Having as much information as possible about the game state is usually advantageous, and Conceal is the goal of trying to prevent other players from gaining information about part of the game state.
Conceal is not only about preventing or hindering other players from finding out the location of the goal object; the aim of Conceal may be to keep certain information associated with a game element from the other players.
For example, in some strategy games, the player can use special actions to hide the actual strength of the unit, but not its location or existence. The exact location can also be partially hidden: the Elven cloak in a roleplaying game may hide the wearer in 80% of the cases, and cloaking devices in space games may show small bits of intergalactic fighters every now and then.
Example: The game Zendo allows the master to secretly make a rule for how differently colored pyramids should be arranged to have Buddha nature, and the goal of the students is to try and extrapolate the rule from experiments.
The information in Conceal goals can either be provided to the player or set up by the player, by either following rules or arranging game elements. The possibility to choose or create the information to be hidden allows the pattern to promote Replayability and to support Freedom of Choice and Creative Control.
Using the Conceal pattern involves choosing what is hidden, where it can be hidden, and when the action of hiding can be performed. Optionally, the support of producing Red Herrings can be introduced in order to let players generate Asymmetric Information for other players.
A common use of the Conceal pattern is to hide a game element, i. e., its location, but an attribute of a game element can also be hidden. When players have to hide Avatars or Units, this may give those players Limited Sets of Actions as they may only be able to do No-Op actions. Further, it may create Tension or force players to make Risk/Reward choices between using the game elements and giving other players information. As an example, the board game Stratego has the position of all pieces as public information, but a player does not initially know the rank of the other player's pieces. Each turn a player must move a piece, which provides Imperfect Information about which piece it is since many pieces have overlapping movement abilities.

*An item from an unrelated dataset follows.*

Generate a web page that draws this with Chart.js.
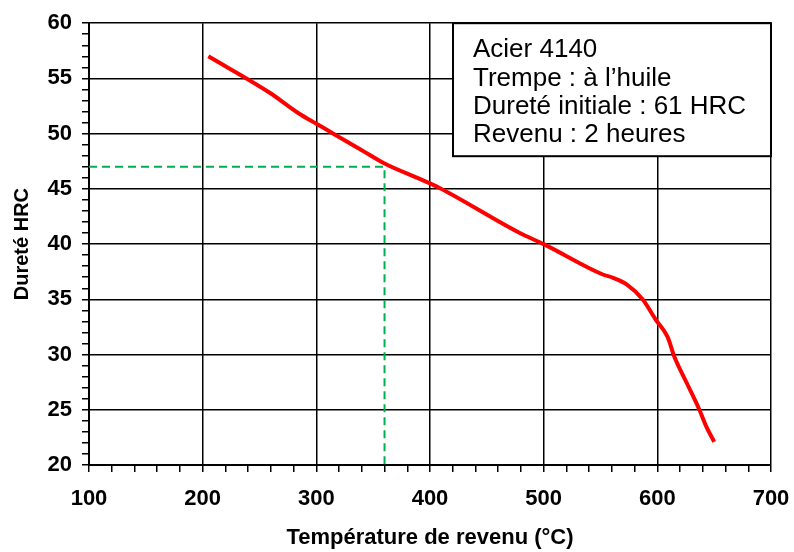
<!DOCTYPE html>
<html lang="fr">
<head>
<meta charset="utf-8">
<title>Acier 4140 – dureté après revenu</title>
<script src="https://cdn.jsdelivr.net/npm/chart.js@4/dist/chart.umd.min.js"></script>
<style>
  html, body { margin: 0; padding: 0; background: #fff; }
  #c { display: block; }
</style>
</head>
<body>
<canvas id="c" width="794" height="552"></canvas>
<script>
// Courbe de revenu : température (°C) et dureté (HRC)
const temperatures = [205, 259, 285, 300, 315, 340, 360, 391, 408, 479, 500, 552, 561, 573, 587, 599, 609, 615, 626, 637, 643, 650];
const hardness     = [57.0, 53.7, 51.8, 50.9, 50.0, 48.5, 47.3, 45.9, 45.1, 41.0, 40.0, 37.25, 36.95, 36.35, 35.0, 33.1, 31.6, 29.8, 27.4, 25.0, 23.5, 22.1];

// Lecture : 360 °C donne 47 HRC
const readTemp = [100, 360, 360];
const readHard = [47, 47, 20];

const xTickLabels = [100, 200, 300, 400, 500, 600, 700];
const yTickLabels = [20, 25, 30, 35, 40, 45, 50, 55, 60];

const infoLines = ['Acier 4140', 'Trempe : à l\u2019huile', 'Dureté initiale : 61 HRC', 'Revenu : 2 heures'];

const FONT = '"Liberation Sans", Arial, Helvetica, sans-serif';

const curve = temperatures.map((t, i) => ({ x: t, y: hardness[i] }));
const reading = readTemp.map((t, i) => ({ x: t, y: readHard[i] }));

// Encadré d'information en haut à droite
const infoBox = {
  id: 'infoBox',
  afterDraw(chart) {
    const { ctx, chartArea } = chart;
    const w = 318, h = 133;
    const x = chartArea.right - w, y = chartArea.top;
    ctx.save();
    ctx.fillStyle = '#fff';
    ctx.fillRect(x, y, w, h);
    ctx.strokeStyle = '#000';
    ctx.lineWidth = 2;
    ctx.strokeRect(x, y, w, h);
    ctx.fillStyle = '#000';
    ctx.font = '26px ' + FONT;
    ctx.textAlign = 'left';
    ctx.textBaseline = 'alphabetic';
    infoLines.forEach((line, i) => {
      ctx.fillText(line, x + 20, y + 34 + i * 28.4);
    });
    ctx.restore();
  }
};

const isMajorX = v => xTickLabels.includes(v);
const isMajorY = v => yTickLabels.includes(v);

new Chart(document.getElementById('c'), {
  type: 'line',
  data: {
    datasets: [
      {
        data: curve,
        borderColor: '#ff0000',
        borderWidth: 4,
        pointRadius: 0,
        fill: false,
        cubicInterpolationMode: 'monotone'
      },
      {
        data: reading,
        borderColor: '#00b050',
        borderWidth: 2,
        borderDash: [8, 5],
        pointRadius: 0,
        fill: false,
        tension: 0
      }
    ]
  },
  options: {
    responsive: false,
    devicePixelRatio: 1,
    animation: false,
    layout: { padding: { top: 20, right: 23, left: 0, bottom: 0 } },
    plugins: {
      legend: { display: false },
      tooltip: { enabled: false }
    },
    scales: {
      x: {
        type: 'linear',
        min: 100,
        max: 700,
        afterFit(scale) {
          scale.height = 87;
          scale.paddingLeft = 0;
          scale.paddingRight = 0;
        },
        ticks: {
          stepSize: 20,
          autoSkip: false,
          maxRotation: 0,
          padding: 14,
          color: '#000',
          font: { family: FONT, size: 22, weight: 'bold' },
          callback: v => isMajorX(v) ? String(v) : ''
        },
        grid: {
          color: c => (c.tick && isMajorX(c.tick.value)) ? '#000' : 'rgba(0,0,0,0)',
          lineWidth: 1.5,
          tickColor: '#000',
          tickLength: 7,
          tickWidth: 1.5
        },
        border: { color: '#000', width: 2 },
        title: {
          display: true,
          text: 'Température de revenu (°C)',
          color: '#000',
          font: { family: FONT, size: 22, weight: 'bold' },
          padding: { top: 0, bottom: 1 }
        }
      },
      y: {
        type: 'linear',
        min: 20,
        max: 60,
        afterFit(scale) { scale.width = 89; },
        ticks: {
          stepSize: 1,
          autoSkip: false,
          padding: 10,
          color: '#000',
          font: { family: FONT, size: 22, weight: 'bold' },
          callback: v => isMajorY(v) ? String(v) : ''
        },
        grid: {
          color: c => (c.tick && isMajorY(c.tick.value)) ? '#000' : 'rgba(0,0,0,0)',
          lineWidth: 1.5,
          tickColor: '#000',
          tickLength: 7,
          tickWidth: 1.5
        },
        border: { color: '#000', width: 2 },
        title: {
          display: true,
          text: 'Dureté HRC',
          color: '#000',
          font: { family: FONT, size: 20, weight: 'bold' },
          padding: { top: 10, bottom: 0 }
        }
      }
    }
  },
  plugins: [infoBox]
});
</script>
</body>
</html>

Conceal is a Preventing Goal to Gain Information but can also be an Unknown Goal since other players may not know who has the information. As a Preventing Goal, it is also a Continuous Goal, but as the information hidden may be context dependent, the player with the goal may choose to abandon the goal as a Tradeoff towards completing other goals. An example of this can be to choose to reveal ones position in an ambush when the enemy is sufficiently close to make an attack likely to succeed.
When the information to be concealed can be concealed by a player through Red Herrings and suboptimal actions, this offers a form of Creative Control to that player. Games with secret tactics naturally have the goal to Conceal these from other players. In these cases, players may have to do Risk/Reward judgments between the benefit of making the most optimal action against the risk of revealing what goals and Resources they own. This presence of this form of Creative Control may be to create Surprises when the information is revealed.